‘EU Absolutely Wants Its Own Army,’ Says Farage

EU Army PESCO
PATRICK HERTZOG/AFP/Getty

Nigel Farage has again been vindicated in his predictions that the European Union wanted its own defence force following reports that France was willing to trade its seat on the UN Security Council to Brussels in exchange for an EU army.

France is the only EU member-state with a permanent seat on the council and according to an ally of French President Emmanuel Macron, the seat could be put “at the disposal of the European Union” if the remaining 26 national governments back the Frenchman’s plans for closer military integration in the bloc.

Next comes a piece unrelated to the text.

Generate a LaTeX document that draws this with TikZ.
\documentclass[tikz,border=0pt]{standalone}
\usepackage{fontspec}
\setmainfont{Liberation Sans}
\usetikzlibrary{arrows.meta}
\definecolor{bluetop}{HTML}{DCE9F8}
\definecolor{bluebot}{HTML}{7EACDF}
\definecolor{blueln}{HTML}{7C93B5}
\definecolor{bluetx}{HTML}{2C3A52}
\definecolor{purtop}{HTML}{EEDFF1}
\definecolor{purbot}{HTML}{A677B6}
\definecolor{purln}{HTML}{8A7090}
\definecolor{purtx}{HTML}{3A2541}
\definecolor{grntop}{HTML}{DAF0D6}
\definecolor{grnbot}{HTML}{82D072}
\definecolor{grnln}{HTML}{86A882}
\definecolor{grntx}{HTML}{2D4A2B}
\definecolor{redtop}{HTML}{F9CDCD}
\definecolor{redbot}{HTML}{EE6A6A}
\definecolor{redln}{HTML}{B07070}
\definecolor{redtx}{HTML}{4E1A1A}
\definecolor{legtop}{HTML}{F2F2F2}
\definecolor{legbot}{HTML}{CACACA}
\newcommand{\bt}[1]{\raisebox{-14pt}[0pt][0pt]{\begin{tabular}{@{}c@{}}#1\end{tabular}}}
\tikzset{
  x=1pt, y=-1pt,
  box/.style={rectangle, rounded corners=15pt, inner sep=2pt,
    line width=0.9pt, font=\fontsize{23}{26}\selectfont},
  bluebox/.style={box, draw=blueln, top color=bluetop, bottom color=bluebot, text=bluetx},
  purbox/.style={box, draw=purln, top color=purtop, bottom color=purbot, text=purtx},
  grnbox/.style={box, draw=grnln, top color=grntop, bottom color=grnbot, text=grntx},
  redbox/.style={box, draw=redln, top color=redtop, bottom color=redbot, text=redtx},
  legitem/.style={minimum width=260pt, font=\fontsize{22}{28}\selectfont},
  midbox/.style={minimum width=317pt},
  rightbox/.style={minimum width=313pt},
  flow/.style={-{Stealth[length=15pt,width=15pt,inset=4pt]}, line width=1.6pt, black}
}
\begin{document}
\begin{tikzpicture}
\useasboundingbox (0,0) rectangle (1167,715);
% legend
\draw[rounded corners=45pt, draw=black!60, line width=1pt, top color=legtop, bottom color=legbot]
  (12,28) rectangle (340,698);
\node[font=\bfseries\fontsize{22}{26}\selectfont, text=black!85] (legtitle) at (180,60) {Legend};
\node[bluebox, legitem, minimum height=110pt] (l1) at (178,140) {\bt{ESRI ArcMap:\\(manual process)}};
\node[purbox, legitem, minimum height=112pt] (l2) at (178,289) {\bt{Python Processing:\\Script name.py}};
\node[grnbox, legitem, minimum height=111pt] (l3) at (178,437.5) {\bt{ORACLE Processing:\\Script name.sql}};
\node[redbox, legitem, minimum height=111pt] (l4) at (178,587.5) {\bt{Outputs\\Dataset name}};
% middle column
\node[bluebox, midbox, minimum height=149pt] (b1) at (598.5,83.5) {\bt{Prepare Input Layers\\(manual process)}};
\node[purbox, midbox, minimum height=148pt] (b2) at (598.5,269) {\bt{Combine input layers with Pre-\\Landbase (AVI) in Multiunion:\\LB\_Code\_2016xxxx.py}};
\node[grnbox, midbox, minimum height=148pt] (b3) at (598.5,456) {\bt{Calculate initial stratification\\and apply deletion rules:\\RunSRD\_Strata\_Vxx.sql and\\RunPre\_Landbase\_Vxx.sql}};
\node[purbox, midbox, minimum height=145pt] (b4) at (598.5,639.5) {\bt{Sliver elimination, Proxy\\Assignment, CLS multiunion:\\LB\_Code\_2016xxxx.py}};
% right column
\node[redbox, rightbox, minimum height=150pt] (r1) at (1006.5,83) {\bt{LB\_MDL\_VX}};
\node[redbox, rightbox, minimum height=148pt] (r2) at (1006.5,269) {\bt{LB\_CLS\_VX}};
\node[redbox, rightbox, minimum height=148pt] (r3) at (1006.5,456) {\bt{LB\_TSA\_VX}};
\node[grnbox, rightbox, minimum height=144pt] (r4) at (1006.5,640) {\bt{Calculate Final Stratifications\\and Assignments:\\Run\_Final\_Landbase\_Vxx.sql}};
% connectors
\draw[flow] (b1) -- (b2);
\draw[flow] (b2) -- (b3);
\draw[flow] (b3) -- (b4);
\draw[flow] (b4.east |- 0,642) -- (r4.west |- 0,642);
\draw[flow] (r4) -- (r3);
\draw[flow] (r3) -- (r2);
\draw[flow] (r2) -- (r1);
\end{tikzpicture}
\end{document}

U.S. President Biden’s disastrous withdrawal from Afghanistan and France’s claim it was unfairly treated over the formation of AUKUS anglophone Indo-Pacific defence and security union has given Euro super-statists fresh impetus to push for an EU army, a matter than NATO chief Jens Stoltenberg warned earlier this month could “divide Europe” and weaken the transatlantic alliance.

Nigel Farage long-warned while serving as a Member of the European Parliament that the bloc wanted its own army, saying on GB News on Wednesday night that he has again been proven right on the issue.

Speaking on his evening programme Farage, the Brexit leader said: “What was clear to me in my very early days as an MEP from 1999 is that this Common Market that we joined all those years before was rapidly becoming a full state.

“It wanted its own police force, it wanted its own independent foreign policy without anyone being able to veto it within the club, and it absolutely wants its own army, airforce, and navy.

“Whenever I tried to make that argument, I was shouted down. I was treated as being some sort of liar. It’s as if the Remainers in this country just didn’t want to have the debate.”

Mr Farage was referring to the 2014 remarks made by then-Deputy Prime Minister Nick Clegg when he called predictions that the EU wanted its own military forces a “dangerous fantasy” — two words often quoted by the Brexiteer every time the EU advances in that direction, and in vindication that the country was right to vote to leave the European Union.

Even after EU member-states signed an agreement backing the European Defence Fund and the Permanent Structured Cooperation process (PESCO) in November 2017, Clegg still insisted that such plans evolving eventually into an EU army were “fictional”.

But since then, European leaders have used the word “army” in the context of a European defence union, first by French President Emmanuel Macron who in November 2018 called for a “real European army” — “to protect ourselves with respect to China, Russia and even the United States of America” — and days later, German Chancellor Angela Merkel expressed her hope for “one day creating a real, true European army”.

It was not just individual national leaders who in the wake of Macron’s remarks cheered for an EU army, with the senior spokesman for the European Commission — the EU’s powerful executive branch — saying at the time that he was “delighted” the leaders of Germany and France backed the idea, saying the Commission “wants Europe to have a meaningful defence identity” — and identifying an EU army as a strategy that the bloc had long held, referenced then-Commission President Jean-Claude Juncker saying in 2015 and 2017 that he wanted a “full-fledged” EU army by 2025.

Farage then noted on Wednesday the claim that France was willing to give up its coveted seat on the UN Security Council so there can be a permanent EU representative, saying: “Since Afghanistan and since the weakening of NATO by Biden, the demand for a rapid reaction force, the demand for a European army, has become ever stronger.”